On Mon, Jun 05, 2023 at 10:28:26PM -0700, Tom Gardner via cctalk wrote:
Hi:
Doing some research for historical purposed – no litigation at all – trying to identify
the first “legal” PC-DOS compatible PC, “legal” in the sense that it’s BIOS was not a copy
of an IBM BIOS. Eagle gets the honor of being first MS-DOS compatible and getting sued
for copying IBM’s BIOS 😊
The Compaq Portable which shipped in November 1982 is generally credited with the first
legal MS-DOS compatible PC. AFAIK it could not run PC-DOS and those applications which
depended upon certain IBM BIOS commands would fail.
The first “legal” BIOS is generally considered to be from Phoenix which was announced in
May 1984 and so far I have been unable to determine its first system deployments. FWIW
Wikipedia points to HP, Tandy and AT&T as some time adopters of a Phoenix BIOS but my
research so far is that Tandy’s T1000 family announced in October and November of 1984 was
the first system to be PC-DOS compatible and it did not use a Phoenix BIOS! Such PC-DOS
compatible HP and AT&T systems were much later and the Tandy BIOS was written by
programmers of Tandon Corporation, the OEM supplier of the first Tandy T1000s.

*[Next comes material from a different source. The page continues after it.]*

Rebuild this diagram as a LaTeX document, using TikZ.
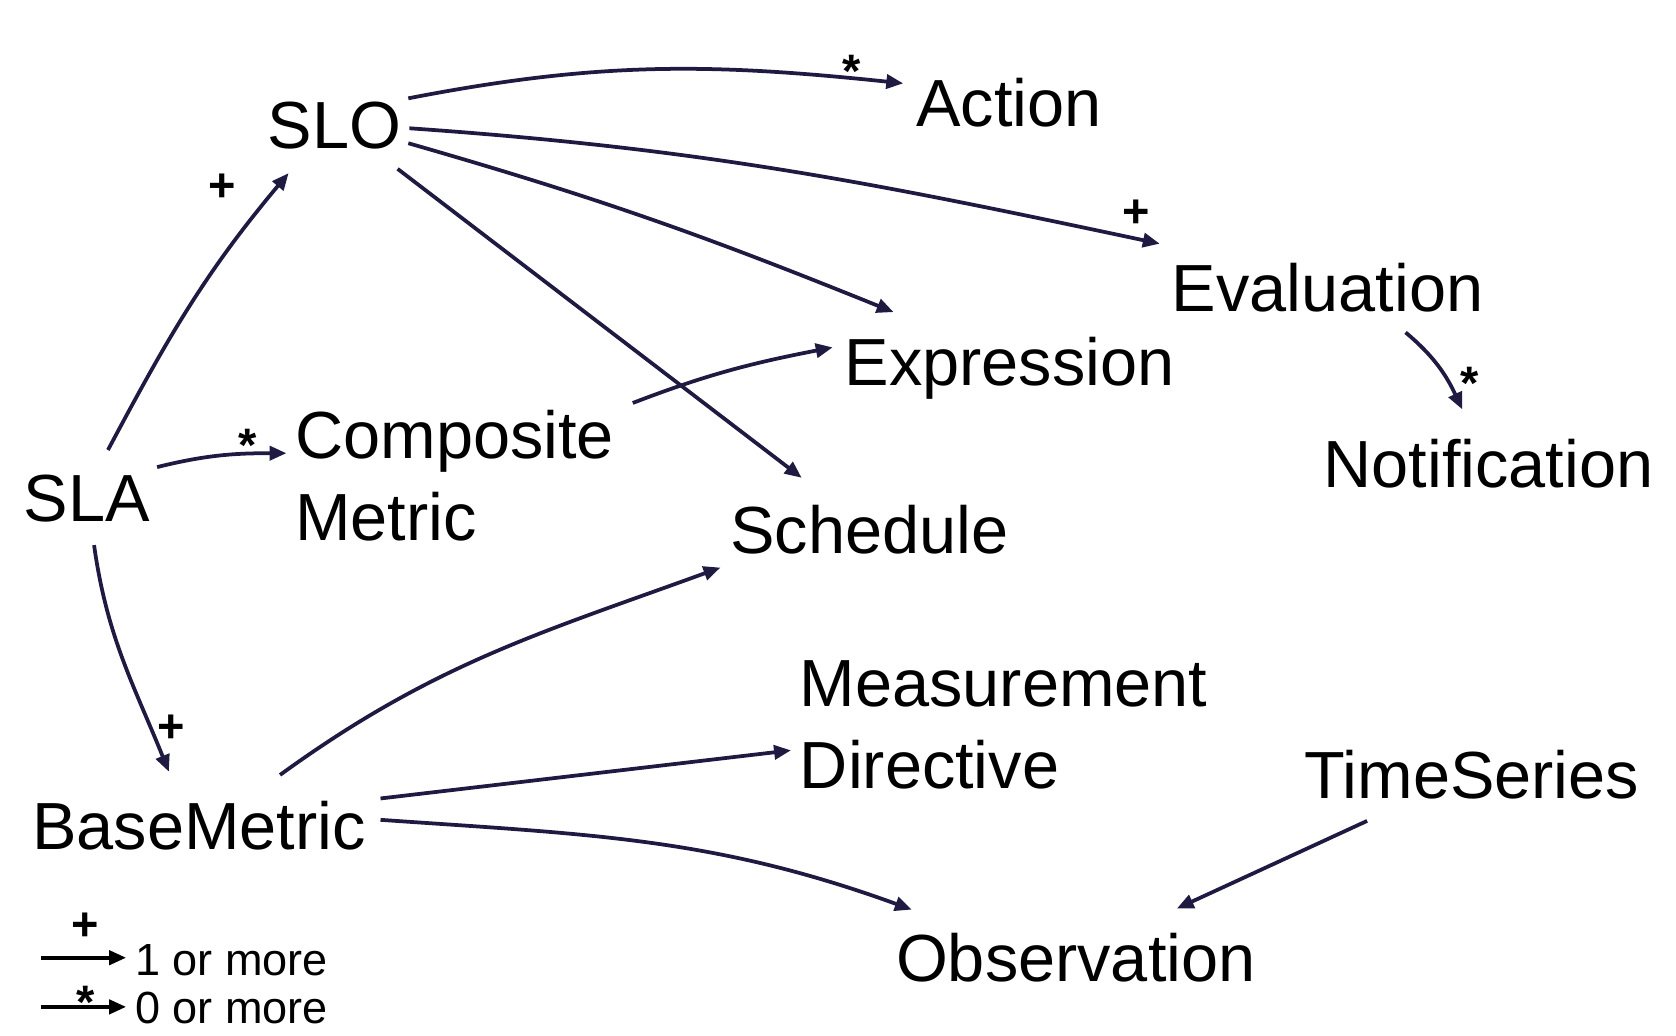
\documentclass[tikz,border=0pt]{standalone}
\usepackage{fontspec}
\setmainfont{Liberation Sans}
\usetikzlibrary{arrows.meta}
\definecolor{navy}{RGB}{30,26,66}
\begin{document}
\begin{tikzpicture}[x=0.02cm,y=-0.02cm,
  cls/.style={inner sep=0pt, anchor=base west, font=\fontsize{35.5}{44}\selectfont, align=left},
  leg/.style={inner sep=0pt, anchor=base west, font=\fontsize{24}{28}\selectfont},
  conn/.style={draw=navy, line width=2pt, -{Triangle[length=9pt,width=7.5pt]}},
  legarrow/.style={draw=black, line width=2pt, -{Triangle[length=9pt,width=7.5pt]}},
  mult/.style={inner sep=0pt, font=\fontsize{25}{30}\selectfont\bfseries}]
\useasboundingbox (0,0) rectangle (1568,969);

% classes
\node[cls] (SLO) at (250,139) {SLO};
\node[cls] (Action) at (857,118) {Action};
\node[cls] (Eval) at (1096,291) {Evaluation};
\node[cls] (Expr) at (790,361) {Expression};
\node[cls] (Comp) at (276,506) {Composite\\Metric};
\node[cls] (SLA) at (22,488) {SLA};
\node[cls] (Notif) at (1238,456) {Notification};
\node[cls] (Sched) at (683,518) {Schedule};
\node[cls] (MD) at (748,738) {Measurement\\Directive};
\node[cls] (TS) at (1220,747) {TimeSeries};
\node[cls] (BM) at (30,795) {BaseMetric};
\node[cls] (Obs) at (838,918) {Observation};

% connectors
\draw[conn] ([shift={(132,-47)}]SLO.base west) to[out=11,in=174] ([shift={(-12,-40)}]Action.base west);
\draw[conn] ([shift={(133,-19)}]SLO.base west) to[out=-4,in=168] ([shift={(-11,-63)}]Eval.base west);
\draw[conn] ([shift={(132,-5)}]SLO.base west) to[out=-16,in=158] ([shift={(46,-69)}]Expr.base west);
\draw[conn] ([shift={(122,19)}]SLO.base west) -- ([shift={(67,-71)}]Sched.base west);
\draw[conn] ([shift={(79,-67)}]SLA.base west) to[out=62,in=230] ([shift={(20,23)}]SLO.base west);
\draw[conn] ([shift={(125,-51)}]SLA.base west) to[out=14,in=180] ([shift={(-8,-82)}]Comp.base west);
\draw[conn] ([shift={(316,-129)}]Comp.base west) to[out=21,in=191] ([shift={(-11,-36)}]Expr.base west);
\draw[conn] ([shift={(66,22)}]SLA.base west) to[out=-82,in=112] ([shift={(128,-73)}]BM.base west);
\draw[conn] ([shift={(232,-70)}]BM.base west) to[out=36,in=200] ([shift={(-9,13)}]Sched.base west);
\draw[conn] ([shift={(326,-48)}]BM.base west) -- ([shift={(-8,-36)}]MD.base west);
\draw[conn] ([shift={(326,-28)}]BM.base west) to[out=-4,in=160] ([shift={(15,-67)}]Obs.base west);
\draw[conn] ([shift={(59,21)}]TS.base west) -- ([shift={(263,-68)}]Obs.base west);
\draw[conn] ([shift={(219,20)}]Eval.base west) to[out=-40,in=115] ([shift={(130,-73)}]Notif.base west);

% multiplicities
\node[mult] (mA) at (797,67) {*};
\node[mult] (mE) at (1063,200) {+};
\node[mult] (mS) at (208,176) {+};
\node[mult] (mC) at (232,417) {*};
\node[mult] (mB) at (160,682) {+};
\node[mult] (mN) at (1375,359) {*};

% legend
\node[leg] (L1) at (126,913) {1 or more};
\node[leg] (L0) at (126,958) {0 or more};
\coordinate (l1s) at (38,896);
\coordinate (l0s) at (38,942);
\draw[legarrow] (l1s) -- ([shift={(-8,-17)}]L1.base west);
\draw[legarrow] (l0s) -- ([shift={(-8,-16)}]L0.base west);
\node[mult] (mL1) at (80,867) {+};
\node[mult] (mL0) at (80,938) {*};
\end{tikzpicture}
\end{document}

FWIW I worked at a company here in Ottawa. Dynalogic. We produced a
IBM look alike which had a BIOS not copied from the original IBM PC.
In fact we used different UARTs and graphics card.
Although I was not on the Bios team Don Bailey was.
http://www.sce.carleton.ca/faculty/bailey/bailey_bio.shtml
https://museum.eecs.yorku.ca/collections/show/7
Can anyone identify a PC-DOS compatible PC announced earlier than October 1984?
Citations would be greatly appreciated.